Wednesday, 11 July 2012

Cameron and Hollande clash on tax

How interesting.

David Cameron said "I see it as my job to roll up my sleeves and ask what more I can do to make Britain the best country in Europe, the best country in the world, to do business".

I honestly thought his job is to make sure Britain is the best place to live in.  For all its citizens.  And to achieve this, the government will make sure the economic growth translates into improved living standards for all British nationals.

This is not happening.  The argument that low taxes on business and rich is the only viable way to create investment, jobs and wealth is severely flawed and needs to be challenged.

If we're to believe Trading Economics, UK's GDP more than doubled since the 1980 to 2005, the GDP per cap grew by some 70%. tells us the GINI coefficient grew by more than 50% over the same period of time.  That's not good news for people who believe a rich nation = rich individuals, not a rich clique.  The GINI coefficient measures the overall income inequality in the United Kingdom, and is now higher than at any previous time in the last thirty years.

The poorest 20% of the UK population have between them a little over 5% of the country's total income.  The richest 20% have more than 45%.

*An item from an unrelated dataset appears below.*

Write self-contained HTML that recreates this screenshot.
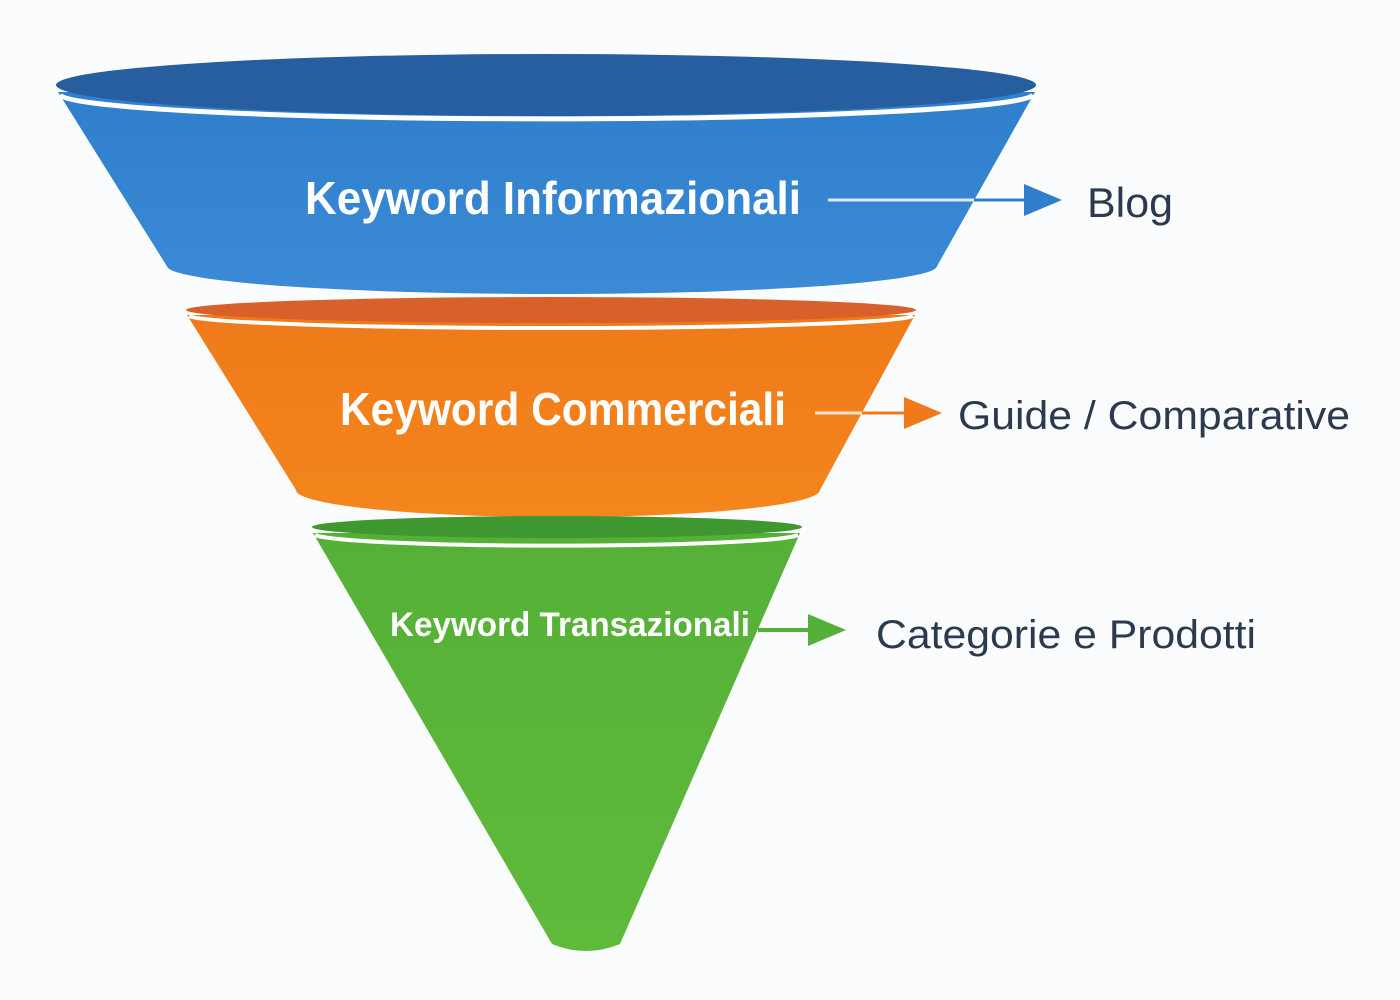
<!DOCTYPE html>
<html><head><meta charset="utf-8"><style>
html,body{margin:0;padding:0;background:#fbfcfd;width:1400px;height:1000px;overflow:hidden}
svg{display:block}
text{font-family:"Liberation Sans",sans-serif}
</style></head><body>
<svg width="1400" height="1000" viewBox="0 0 1400 1000" xmlns="http://www.w3.org/2000/svg">
<defs>
<linearGradient id="bl" x1="0" y1="0" x2="0" y2="1"><stop offset="0" stop-color="#2f7fcc"/><stop offset="1" stop-color="#3a8ad6"/></linearGradient>
<linearGradient id="or" x1="0" y1="0" x2="0" y2="1"><stop offset="0" stop-color="#f07a1a"/><stop offset="1" stop-color="#f3861c"/></linearGradient>
<linearGradient id="gr" x1="0" y1="0" x2="0" y2="1"><stop offset="0" stop-color="#55b038"/><stop offset="1" stop-color="#5fba3a"/></linearGradient>
</defs>
<path d="M58,92 L168,268 A385,28 0 0 0 936,268 L1035,92 Z" fill="url(#bl)"/>
<path d="M60,95 A487,25 0 0 0 1033,95" fill="none" stroke="#fff" stroke-width="5"/>
<ellipse cx="546" cy="85" rx="490" ry="31" fill="#275e9f"/>
<path d="M187,315 L296,490 A262,27 0 0 0 820,490 L915,315 Z" fill="url(#or)"/>
<path d="M189,316 A363,13 0 0 0 913,316" fill="none" stroke="#fff" stroke-width="4"/>
<ellipse cx="551" cy="310" rx="365" ry="13" fill="#d8602a"/>
<path d="M313,533 L552,944 Q586,958 620,944 L800,533 Z" fill="url(#gr)"/>
<path d="M315,535 A243,12 0 0 0 798,535" fill="none" stroke="#fff" stroke-width="4"/>
<ellipse cx="557" cy="527" rx="245" ry="11" fill="#3f982f"/>
<g font-weight="bold" fill="#fff">
<text x="305" y="214" font-size="46" textLength="496" lengthAdjust="spacingAndGlyphs">Keyword Informazionali</text>
<text x="340" y="425" font-size="46" textLength="446" lengthAdjust="spacingAndGlyphs">Keyword Commerciali</text>
<text x="390" y="636" font-size="34" textLength="360" lengthAdjust="spacingAndGlyphs">Keyword Transazionali</text>
</g>
<line x1="828" y1="200" x2="975" y2="200" stroke="#dce9f6" stroke-width="3"/>
<line x1="974" y1="200" x2="1028" y2="200" stroke="#2f7fcc" stroke-width="3"/>
<polygon points="1024,184 1062,200 1024,216" fill="#2f7fcc"/>
<line x1="815" y1="413" x2="863" y2="413" stroke="#fbe3cf" stroke-width="3"/>
<line x1="862" y1="413" x2="908" y2="413" stroke="#f07a1a" stroke-width="3"/>
<polygon points="904,397 942,413 904,429" fill="#f07a1a"/>
<line x1="758" y1="630" x2="812" y2="630" stroke="#55b038" stroke-width="4"/>
<polygon points="808,614 846,630 808,646" fill="#55b038"/>
<g fill="#2b3a4f">
<text x="1087" y="217" font-size="42" textLength="86" lengthAdjust="spacingAndGlyphs">Blog</text>
<text x="958" y="429" font-size="40" textLength="392" lengthAdjust="spacingAndGlyphs">Guide / Comparative</text>
<text x="876" y="648" font-size="40" textLength="380" lengthAdjust="spacingAndGlyphs">Categorie e Prodotti</text>
</g>
</svg>
</body></html>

The income of the richest tenth is more than the income of all those on below-average incomes (i.e. the bottom five tenths) combined.

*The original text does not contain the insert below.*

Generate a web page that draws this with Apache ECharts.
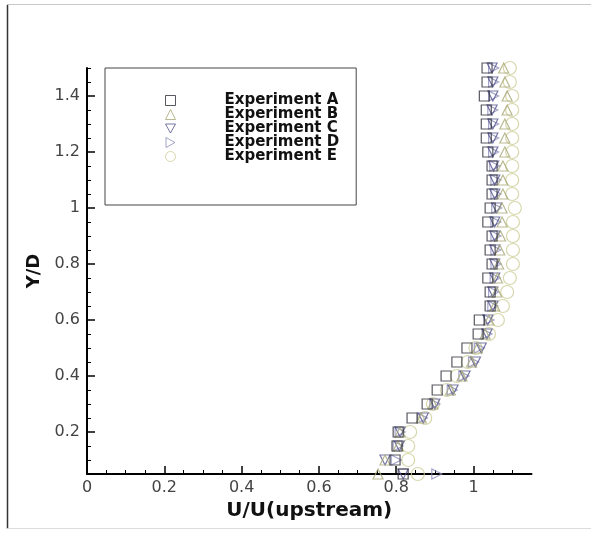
<!DOCTYPE html>
<html>
<head>
<meta charset="utf-8">
<script src="https://cdn.jsdelivr.net/npm/echarts@6/dist/echarts.min.js"></script>
<style>
  html, body { margin: 0; padding: 0; background: #ffffff; }
  #chart { width: 591px; height: 533px; }
</style>
</head>
<body>
<div id="chart"></div>
<script>
// Y/D positions (ascending)
const yValues = [0.05,0.10,0.15,0.20,0.25,0.30,0.35,0.40,0.45,0.50,0.55,0.60,0.65,0.70,0.75,0.80,0.85,0.90,0.95,1.00,1.05,1.10,1.15,1.20,1.25,1.30,1.35,1.40,1.45,1.50];
// U/U(upstream) values per experiment
const expA = [0.818,0.797,0.802,0.805,0.841,0.880,0.906,0.929,0.957,0.983,1.012,1.015,1.043,1.043,1.037,1.048,1.043,1.048,1.037,1.043,1.048,1.048,1.048,1.037,1.033,1.033,1.033,1.028,1.035,1.035];
const expB = [0.753,0.771,0.805,0.810,0.865,0.895,0.940,0.970,0.995,1.010,1.030,1.040,1.055,1.060,1.062,1.065,1.068,1.070,1.074,1.074,1.076,1.076,1.076,1.081,1.081,1.081,1.087,1.087,1.081,1.078];
const expC = [0.818,0.771,0.808,0.810,0.870,0.900,0.947,0.978,1.005,1.020,1.035,1.037,1.050,1.050,1.055,1.055,1.055,1.055,1.055,1.060,1.055,1.055,1.052,1.050,1.050,1.050,1.048,1.050,1.050,1.048];
const expD = [0.905,0.800,0.805,0.810,0.868,0.900,0.945,0.975,1.000,1.015,1.035,1.040,1.050,1.052,1.056,1.058,1.058,1.058,1.058,1.060,1.058,1.058,1.055,1.052,1.052,1.052,1.050,1.052,1.052,1.052];
const expE = [0.856,0.831,0.831,0.836,0.875,0.895,0.931,0.957,0.985,1.005,1.040,1.063,1.076,1.087,1.094,1.102,1.102,1.102,1.102,1.107,1.100,1.100,1.100,1.100,1.100,1.100,1.100,1.100,1.094,1.094];
const seriesNames = ['Experiment A','Experiment B','Experiment C','Experiment D','Experiment E'];

// Tick values
const xMajorTicks = [0,0.2,0.4,0.6,0.8,1];
const xMinorTicks = [0.05,0.1,0.15,0.25,0.3,0.35,0.45,0.5,0.55,0.65,0.7,0.75,0.85,0.9,0.95,1.05,1.1];
const yMajorTicks = [0.2,0.4,0.6,0.8,1,1.2,1.4];
const yMinorTicks = [0.05,0.1,0.15,0.25,0.3,0.35,0.45,0.5,0.55,0.65,0.7,0.75,0.85,0.9,0.95,1.05,1.1,1.15,1.25,1.3,1.35,1.45,1.5];

const styles = [
  {symbol:'rect', rot:0, size:10, color:'#2e2e3a', icon:'rect'},
  {symbol:'triangle', rot:0, size:10, color:'#a8a878', icon:'triangle'},
  {symbol:'triangle', rot:180, size:10, color:'#55558f', icon:'path://M0,0L10,0L5,9Z'},
  {symbol:'triangle', rot:-90, size:10, color:'#8c8cba', icon:'path://M0,0L9,5L0,10Z'},
  {symbol:'circle', rot:0, size:13, color:'#cdcd98', icon:'circle'}
];
const allX = [expA, expB, expC, expD, expE];

const chart = echarts.init(document.getElementById('chart'), null, {renderer:'canvas'});
const font = 'DejaVu Sans';

const series = allX.map((xs, k) => ({
  name: seriesNames[k],
  type: 'scatter',
  xAxisIndex: 0,
  yAxisIndex: 0,
  symbol: styles[k].symbol,
  symbolRotate: styles[k].rot,
  symbolSize: styles[k].size,
  itemStyle: { color: 'rgba(0,0,0,0)', borderColor: styles[k].color, borderWidth: 1.2 },
  emphasis: { disabled: true },
  data: yValues.map((y, i) => [xs[i], y]),
  z: 5 - k
}));

const option = {
  animation: false,
  backgroundColor: '#ffffff',
  grid: { left: 87, right: 591 - 531.5, top: 68, bottom: 533 - 474, containLabel: false },
  xAxis: [
    {
      type: 'value', min: 0, max: 1.15, position: 'bottom',
      splitLine: { show: false },
      axisLine: { show: true, onZero: false, lineStyle: { color: '#000', width: 2 } },
      axisTick: { show: true, inside: true, length: 8, customValues: xMajorTicks, lineStyle: { color: '#000', width: 1.5 } },
      axisLabel: { show: true, customValues: xMajorTicks, margin: 6, fontFamily: font, fontSize: 16, color: '#444' },
      name: 'U/U(upstream)', nameLocation: 'middle', nameGap: 25,
      nameTextStyle: { fontFamily: font, fontWeight: 'bold', fontSize: 20, color: '#111' }
    },
    {
      type: 'value', min: 0, max: 1.15, position: 'bottom',
      splitLine: { show: false },
      axisLine: { show: false, onZero: false },
      axisTick: { show: true, inside: true, length: 4, customValues: xMinorTicks, lineStyle: { color: '#000', width: 1 } },
      axisLabel: { show: false }
    }
  ],
  yAxis: [
    {
      type: 'value', min: 0.05, max: 1.5, position: 'left',
      splitLine: { show: false },
      axisLine: { show: true, onZero: false, lineStyle: { color: '#000', width: 2 } },
      axisTick: { show: true, inside: true, length: 8, customValues: yMajorTicks, lineStyle: { color: '#000', width: 1.5 } },
      axisLabel: { show: true, customValues: yMajorTicks, margin: 7, fontFamily: font, fontSize: 16, color: '#444' },
      name: 'Y/D', nameLocation: 'middle', nameGap: 37, nameRotate: 90,
      nameTextStyle: { fontFamily: font, fontWeight: 'bold', fontSize: 18, color: '#111' }
    },
    {
      type: 'value', min: 0.05, max: 1.5, position: 'left',
      splitLine: { show: false },
      axisLine: { show: false, onZero: false },
      axisTick: { show: true, inside: true, length: 4, customValues: yMinorTicks, lineStyle: { color: '#000', width: 1 } },
      axisLabel: { show: false }
    }
  ],
  legend: {
    orient: 'vertical', left: 105, top: 68,
    padding: [25, 17, 41, 60],
    borderColor: '#444', borderWidth: 1,
    itemWidth: 10, itemHeight: 10, itemGap: -1,
    symbolRotate: 0,
    selectedMode: false,
    textStyle: { fontFamily: font, fontWeight: 'bold', fontSize: 15, color: '#111', lineHeight: 15, padding: [0, 0, 0, 44] },
    data: seriesNames.map((n, k) => ({ name: n, icon: styles[k].icon, itemStyle: { borderWidth: 1 } }))
  },
  graphic: [
    { type: 'line', shape: { x1: 7.5, y1: 5, x2: 7.5, y2: 529 }, style: { stroke: '#333', lineWidth: 1.5 }, silent: true },
    { type: 'line', shape: { x1: 7, y1: 4.5, x2: 591, y2: 4.5 }, style: { stroke: '#c8c8c8', lineWidth: 1 }, silent: true },
    { type: 'line', shape: { x1: 7, y1: 528.5, x2: 591, y2: 528.5 }, style: { stroke: '#dcdcdc', lineWidth: 1 }, silent: true }
  ],
  series: series
};
chart.setOption(option);
</script>
</body>
</html>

The ratio of median income for the whole population compared to the income at the bottom decile point of the income distribution (50:10 ratio) rose for the fourth consecutive year in 2008/09.  It is now higher than at any point since the mid-1990s.

The ratio of income at the top decile point compared to median income (90:50 ratio) has also risen in each of the last four years, albeit at a slower rate.  It is also now higher than at any point since the mid-1990.

Trickle economics is a myth.  Business-friendliness does not create wealth for all, but for a minuscule minority.  Not over the long-run, not in short term.  Not in the UK, nor in the US, nor in Brazil.

Corporate profits are at historic highs (in the UK and US), corporate effective tax rates in the UK are at historic lows, the effective tax rate paid by rich individuals in the UK is lower than the average income tax.  Every elevated structure on the M4 motorway has, is or will be crumbling because there is no money to build roads.  At least in Mr Cameron's vision for Britain.